Friday Fun: Lady Authors & Women's History Month
Happy Friday readers! It's women's history month. Here at Sword & Silk we are about about celebrating stories of women persevering against the odds, forging their own destinies, and celebrating themselves. And we do so thanks to the women who trailblazed the world of publishing before us. This month, on Friday's we shall be spotlighting an author or two you might not see on many of the 'women who shaped literature of the 20th Century' but whose influence has nevertheless contributed to literary world in such ways the ripple effects of their work are still moving through literature today.
The Authors Who Shaped Us
We've already celebrated a few of the authors on the blog who shaped not only modern literature but were pioneers in the field. Authors who unintentionally or very much intentionally broke boundaries and paved the way for authors today through their words and stories. This is far, far from an exhaustive list but here are some noteworthy names to look into.
The mother of science fiction, Mary Shelley wrote Frankenstein as a challenge among her peers and trailblazed the genre of science fiction as a result. By exploring the beyond the boundaries of 'what is possible' against the current advancements in science of her time, she created an immortal tale and explored what makes us human.

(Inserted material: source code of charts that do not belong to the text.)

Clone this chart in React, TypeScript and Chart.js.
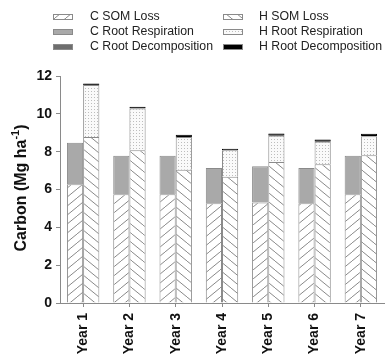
import React, { useEffect, useRef } from "react";
import { Chart, registerables } from "chart.js";
Chart.register(...registerables);

const years = ["Year 1", "Year 2", "Year 3", "Year 4", "Year 5", "Year 6", "Year 7"];
const cSomLoss = [6.28, 5.75, 5.75, 5.27, 5.31, 5.27, 5.75];
const cRootResp = [2.19, 2.03, 2.03, 1.87, 1.92, 1.87, 2.03];
const cRootDecomp = [0, 0, 0, 0, 0, 0, 0];
const hSomLoss = [8.78, 8.08, 7.05, 6.67, 7.46, 7.34, 7.81];
const hRootResp = [2.75, 2.2, 1.73, 1.41, 1.38, 1.18, 1.01];
const hRootDecomp = [0.08, 0.09, 0.11, 0.08, 0.12, 0.12, 0.13];
const yTicks = [0, 2, 4, 6, 8, 10, 12];

const FONT = "'Liberation Sans', Arial, sans-serif";
const EDGE = "#8a8a8a";

function hatch(dir: "/" | "\\"): CanvasPattern {
  const w = 11, h = 9;
  const c = document.createElement("canvas");
  c.width = w; c.height = h;
  const g = c.getContext("2d")!;
  g.fillStyle = "#fff";
  g.fillRect(0, 0, w, h);
  g.strokeStyle = "#7a7a7a";
  g.lineWidth = 0.9;
  const seg = (x1: number, y1: number, x2: number, y2: number) => {
    g.beginPath(); g.moveTo(x1, y1); g.lineTo(x2, y2); g.stroke();
  };
  for (const ox of [-w, 0, w]) {
    if (dir === "/") seg(ox, h, ox + w, 0);
    else seg(ox, 0, ox + w, h);
  }
  return g.createPattern(c, "repeat")!;
}

function dots(): CanvasPattern {
  const c = document.createElement("canvas");
  c.width = 3; c.height = 3;
  const g = c.getContext("2d")!;
  g.fillStyle = "#fafafa";
  g.fillRect(0, 0, 3, 3);
  g.fillStyle = "#bdbdbd";
  g.fillRect(1, 1, 1, 1);
  return g.createPattern(c, "repeat")!;
}

export default function App() {
  const ref = useRef<HTMLCanvasElement | null>(null);
  useEffect(() => {
    document.body.style.margin = "0";
    const cPat = hatch("/");
    const hPat = hatch("\\");
    const dPat = dots();
    const legendItems = [
      { label: "C SOM Loss", fill: cPat as any, col: 0, row: 0 },
      { label: "H SOM Loss", fill: hPat as any, col: 1, row: 0 },
      { label: "C Root Respiration", fill: "#a9a9a9", col: 0, row: 1 },
      { label: "H Root Respiration", fill: dPat as any, col: 1, row: 1 },
      { label: "C Root Decomposition", fill: "#6e6e6e", col: 0, row: 2 },
      { label: "H Root Decomposition", fill: "#000000", col: 1, row: 2 },
    ];
    const legendPlugin = {
      id: "customLegend",
      afterDraw(chart: any) {
        const ctx = chart.ctx as CanvasRenderingContext2D;
        ctx.save();
        ctx.font = `12.3px ${FONT}`;
        ctx.textBaseline = "middle";
        const swX = [53, 223];
        const txX = [90, 259];
        const rowY = [17, 32, 47];
        for (const it of legendItems) {
          const x = swX[it.col], y = rowY[it.row];
          ctx.fillStyle = it.fill;
          ctx.fillRect(x, y - 3, 20, 6);
          ctx.strokeStyle = EDGE;
          ctx.lineWidth = 1;
          ctx.strokeRect(x + 0.5, y - 2.5, 19, 5);
          ctx.fillStyle = "#222";
          ctx.fillText(it.label, txX[it.col], y);
        }
        // y title
        ctx.translate(22, 188);
        ctx.rotate(-Math.PI / 2);
        const big = `bold 16px ${FONT}`;
        const small = `bold 11px ${FONT}`;
        const p1 = "Carbon (Mg ha";
        const p2 = "-1";
        const p3 = ")";
        ctx.font = big;
        const w1 = ctx.measureText(p1).width;
        const w3 = ctx.measureText(p3).width;
        ctx.font = small;
        const w2 = ctx.measureText(p2).width;
        const total = w1 + w2 + w3;
        let x = -total / 2;
        ctx.fillStyle = "#111";
        ctx.textBaseline = "middle";
        ctx.font = big;
        ctx.fillText(p1, x, 0);
        x += w1;
        ctx.font = small;
        ctx.fillText(p2, x, -6);
        x += w2;
        ctx.font = big;
        ctx.fillText(p3, x, 0);
        ctx.restore();
      },
    };
    const common = { borderColor: EDGE, borderWidth: 1, barPercentage: 1, categoryPercentage: 0.7 };
    const chart = new Chart(ref.current!, {
      type: "bar",
      data: {
        labels: years,
        datasets: [
          { label: "C SOM Loss", data: cSomLoss, stack: "C", backgroundColor: cPat, ...common },
          { label: "C Root Respiration", data: cRootResp, stack: "C", backgroundColor: "#a9a9a9", ...common },
          { label: "C Root Decomposition", data: cRootDecomp, stack: "C", backgroundColor: "#6e6e6e", ...common, borderWidth: 0 },
          { label: "H SOM Loss", data: hSomLoss, stack: "H", backgroundColor: hPat, ...common },
          { label: "H Root Respiration", data: hRootResp, stack: "H", backgroundColor: dPat, ...common },
          { label: "H Root Decomposition", data: hRootDecomp, stack: "H", backgroundColor: "#000", ...common, borderColor: "#000" },
        ] as any,
      },
      options: {
        animation: false,
        responsive: false,
        maintainAspectRatio: false,
        layout: { padding: { top: 76, right: 2, left: 0, bottom: 0 } },
        plugins: { legend: { display: false }, tooltip: { enabled: false }, title: { display: false } },
        scales: {
          x: {
            stacked: true,
            offset: true,
            grid: { display: true, drawOnChartArea: false, drawTicks: true, tickLength: 4, color: EDGE, offset: false },
            border: { color: EDGE, width: 1 },
            ticks: {
              minRotation: 90,
              maxRotation: 90,
              padding: 6,
              color: "#111",
              font: { family: FONT, size: 14, weight: "bold" },
            },
            afterFit(scale: any) { scale.height = 59; },
          },
          y: {
            stacked: true,
            min: 0,
            max: 12,
            afterBuildTicks(scale: any) { scale.ticks = yTicks.map((v) => ({ value: v })); },
            grid: { display: true, drawOnChartArea: false, drawTicks: true, tickLength: 4, color: EDGE },
            border: { color: EDGE, width: 1 },
            ticks: {
              padding: 4,
              color: "#111",
              font: { family: FONT, size: 14, weight: "bold" },
            },
            afterFit(scale: any) { scale.width = 60; },
          },
        },
      } as any,
      plugins: [legendPlugin],
    });
    return () => chart.destroy();
  }, []);
  return (
    <div style={{ position: "absolute", left: 0, top: 0, width: 386, height: 362, background: "#fff" }}>
      <canvas ref={ref} width={386} height={362} style={{ width: 386, height: 362 }} />
    </div>
  );
}
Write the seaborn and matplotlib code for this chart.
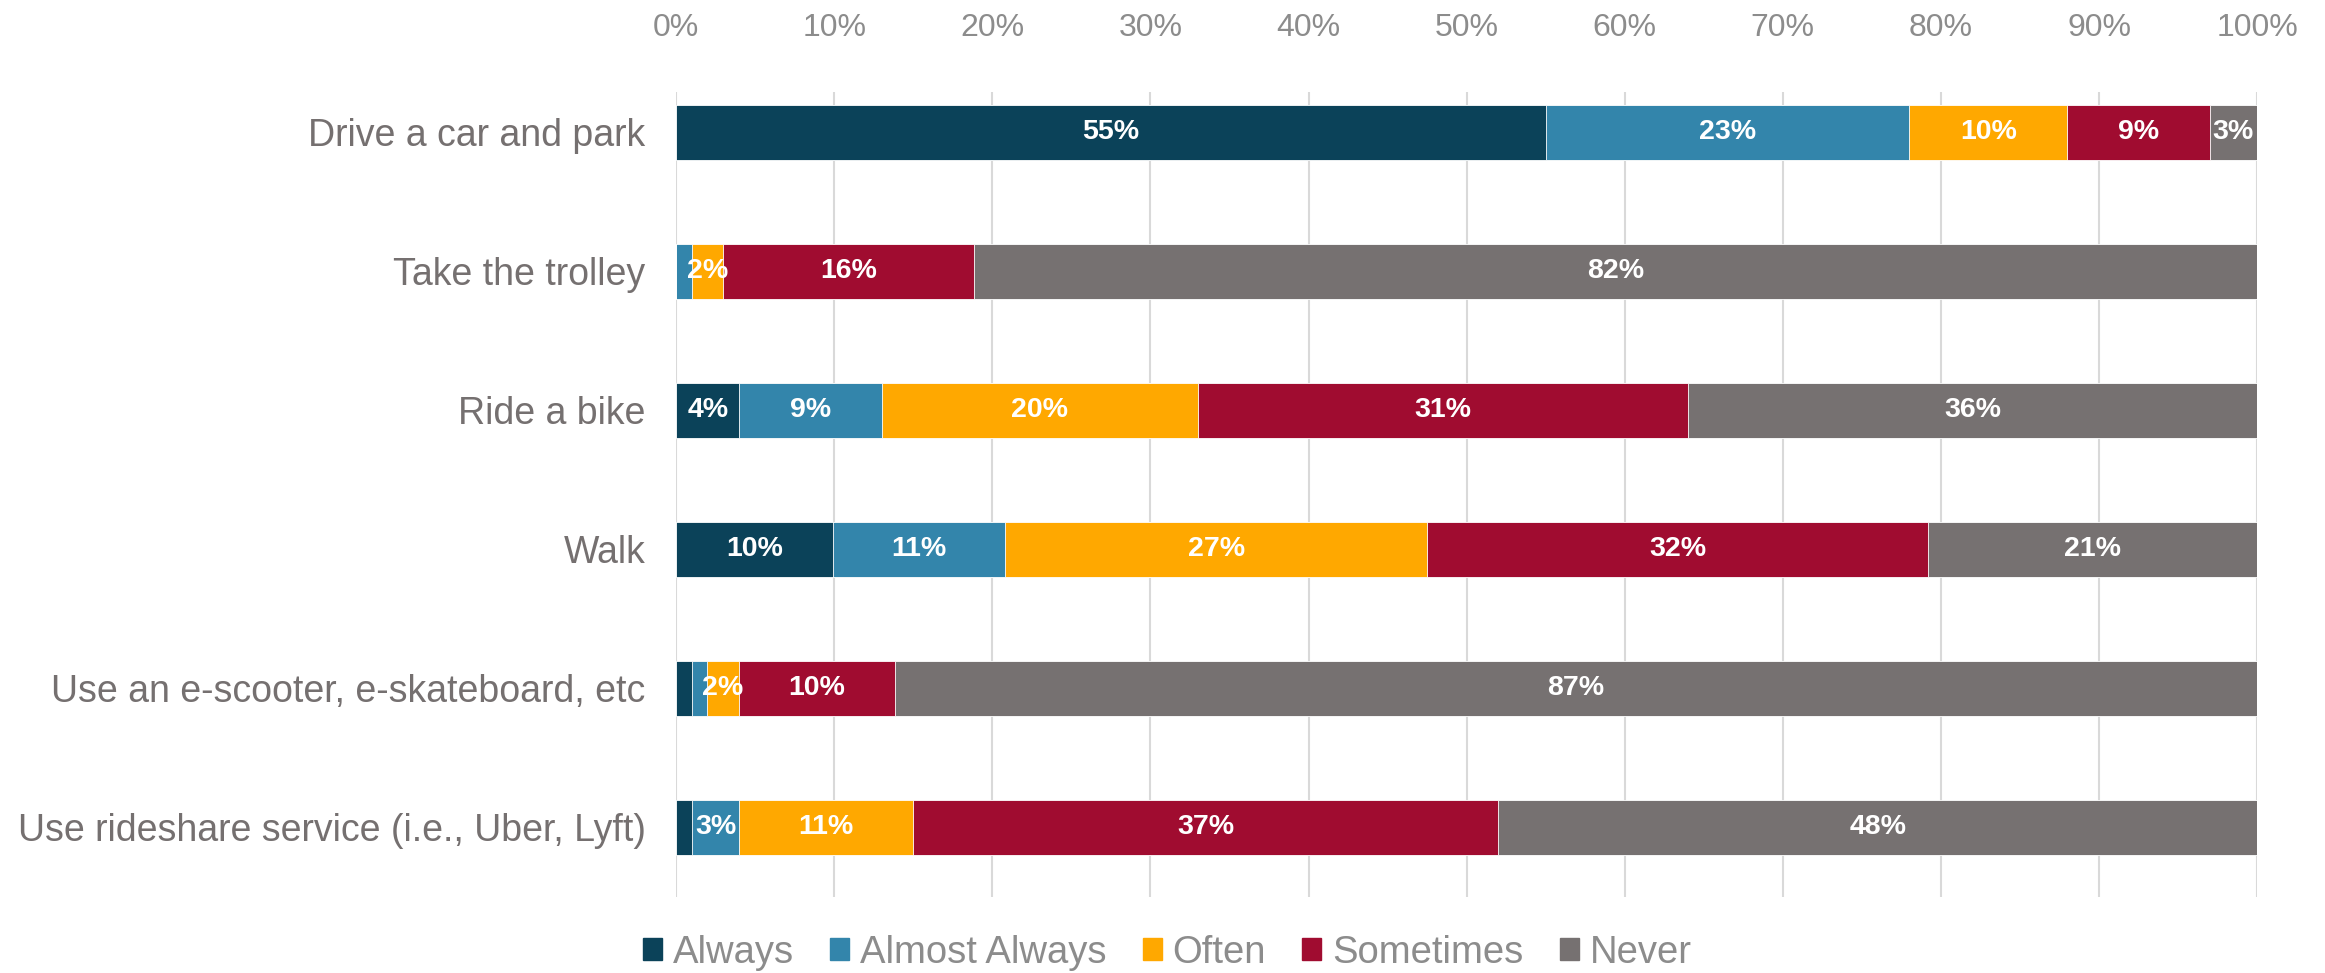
import numpy as np
import pandas as pd
import matplotlib
matplotlib.use("Agg")
import matplotlib.pyplot as plt
import seaborn as sns

# data (% of respondents)
activities = ["Drive a car and park", "Take the trolley", "Ride a bike", "Walk",
              "Use an e-scooter, e-skateboard, etc",
              "Use rideshare service (i.e., Uber, Lyft)"]
responses = ["Always", "Almost Always", "Often", "Sometimes", "Never"]
always        = [55, 0, 4, 10, 1, 1]
almost_always = [23, 1, 9, 11, 1, 3]
often         = [10, 2, 20, 27, 2, 11]
sometimes     = [9, 16, 31, 32, 10, 37]
never         = [3, 82, 36, 21, 87, 48]
x_ticks = [0, 10, 20, 30, 40, 50, 60, 70, 80, 90, 100]

COLORS = ["#0B4259", "#3385AB", "#FFA800", "#A00C30", "#767171"]

sns.set_theme(style="white")
plt.rcParams["font.family"] = ["Liberation Sans", "DejaVu Sans"]

df = pd.DataFrame({"activity": activities, "Always": always,
                   "Almost Always": almost_always, "Often": often,
                   "Sometimes": sometimes, "Never": never})
cum = df[responses].cumsum(axis=1)
# normalise the right end to 100 (rounded values don't always add up)
cum = cum.div(cum["Never"], axis=0) * 100

fig = plt.figure(figsize=(23.25, 9.73), dpi=100)
ax = fig.add_axes([0.2908, 0.0781, 0.6800, 0.8273])

# stacked bars: draw cumulative totals from the right end back to the left
for resp, col in reversed(list(zip(responses, COLORS))):
    sns.barplot(x=cum[resp], y=df["activity"], orient="h", color=col,
                width=0.4, saturation=1, ax=ax, edgecolor="white", linewidth=0.6)

# segment labels
for i, row in df.iterrows():
    left = 0
    for resp in responses:
        right = cum.loc[i, resp]
        v = row[resp]
        if v >= 2:
            ax.text((left + right) / 2, i, f"{v}%", ha="center", va="center",
                    color="white", fontsize=20.5, fontweight="bold")
        left = right

ax.set_xlim(0, 100)
ax.set_ylim(5.5, -0.29)
ax.set_xticks(x_ticks)
ax.set_xticklabels([f"{t}%" for t in x_ticks])
ax.xaxis.tick_top()
ax.tick_params(axis="x", length=0, labelsize=23, labelcolor="#8C8C8C", pad=35)
ax.tick_params(axis="y", length=0, labelsize=27, labelcolor="#757070", pad=22)
ax.set_xlabel(""); ax.set_ylabel("")
ax.grid(axis="x", color="#D9D9D9", lw=1.5)
ax.set_axisbelow(True)
for s in ax.spines.values():
    s.set_visible(False)

handles = [plt.Rectangle((0, 0), 1, 1, color=c) for c in COLORS]
fig.legend(handles, responses, loc="center", bbox_to_anchor=(0.502, 0.021), ncol=5,
           frameon=False, fontsize=27.5, labelcolor="#8C8C8C", handlelength=0.5,
           handleheight=0.5, handletextpad=0.28, columnspacing=0.95)

fig.savefig("out.png", dpi=100)
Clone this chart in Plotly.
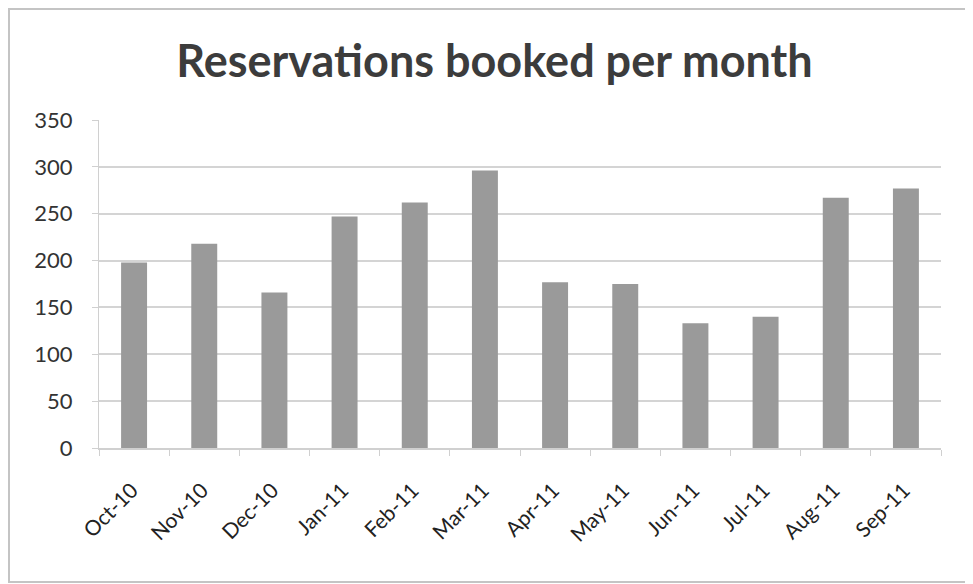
import plotly.graph_objects as go

months = ["Oct-10", "Nov-10", "Dec-10", "Jan-11", "Feb-11", "Mar-11",
          "Apr-11", "May-11", "Jun-11", "Jul-11", "Aug-11", "Sep-11"]
reservations = [198, 218, 166, 247, 262, 296, 177, 175, 133, 140, 267, 277]
y_ticks = [0, 50, 100, 150, 200, 250, 300, 350]

fig = go.Figure(go.Bar(
    x=months, y=reservations,
    marker=dict(color="#9a9a9a", line=dict(width=0)),
))

# page body has an 8px default margin, compensate so the chart lands where the reference has it
fig.update_layout(
    width=973, height=584,
    paper_bgcolor="white", plot_bgcolor="white",
    margin=dict(l=91, r=40, t=112, b=144),
    bargap=0.63,
    showlegend=False,
    title=dict(text="<b>Reservations booked per month</b>", x=0.5, xanchor="center",
               y=0.908, yanchor="middle",
               font=dict(family="Lato, Open Sans, sans-serif", size=45, color="#3c3c3c")),
    font=dict(family="Lato, Open Sans, sans-serif", color="#333333"),
)
fig.update_yaxes(range=[0, 350], tickvals=y_ticks, showgrid=True, gridcolor="#d4d4d4",
                 gridwidth=1.5, zeroline=False, showline=True, linecolor="#d0d0d0",
                 ticks="outside", ticklen=6, tickcolor="#d0d0d0",
                 tickfont=dict(size=22, color="#333333"), ticklabelstandoff=15)
fig.update_xaxes(tickangle=-45, showline=True, linecolor="#d0d0d0", linewidth=1.5,
                 ticks="outside", ticklen=6, tickcolor="#d0d0d0", tickson="boundaries",
                 tickfont=dict(size=21, color="#222222"), ticklabelstandoff=20,
                 ticklabelshift=-2)

fig.add_shape(type="rect", xref="paper", yref="paper",
              x0=-90/842, x1=1 + 29/842, y0=-134/328, y1=1 + 111/328,
              line=dict(color="#c4c4c4", width=2), fillcolor="rgba(0,0,0,0)")

fig.write_html("out.html")
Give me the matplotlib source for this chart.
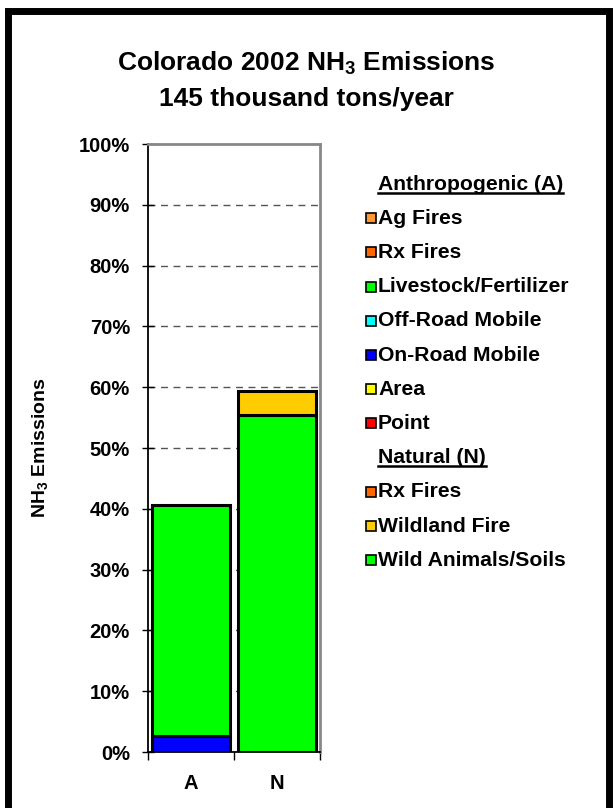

Speaking of trail blazers, Toni Morrison wove incredible tales and inspired generations of authors with her powerful work. She beat down barriers as a black woman in the publishing industry and created an astounding body of work that entwined her personal experience with the history of the country.
Christie incredible body of work is still oft read and relevant today. One of the largest names in mystery, Agatha Christie slammed her way into the genre and carved out her niche with memorable characters and stories. She could be considered one of the forbears of the cozy mystery, as the wonderful Miss Marple is a character emulated in many of today's cozy mysteries.
Butler not only broke boundaries of race, gender, and class, but fluidly melded genres. Her work in science fiction busted down all kinds of barriers, and she is one of the first authors in the genre to receive the MacArthur Fellowship, also known as the Genius Grant for incredible work.
Emma, Lizzy, Elinor: Jane Austen's collection of romance stands the test of time. An author with a sharp mind and sharp wit, her stories became cornerstones of the modern romance genre, and her social commentary on her peers of the day is unmatched.
Considered one of the first recorded women authors, Sappho's poetry is still celebrated today, and noted for its gay themes. The author behind the term Sapphic literature, this Greek Poetess was celebrated in her day, even praised by Plato and while not much is known of her life, her stamp on literature in undeniable.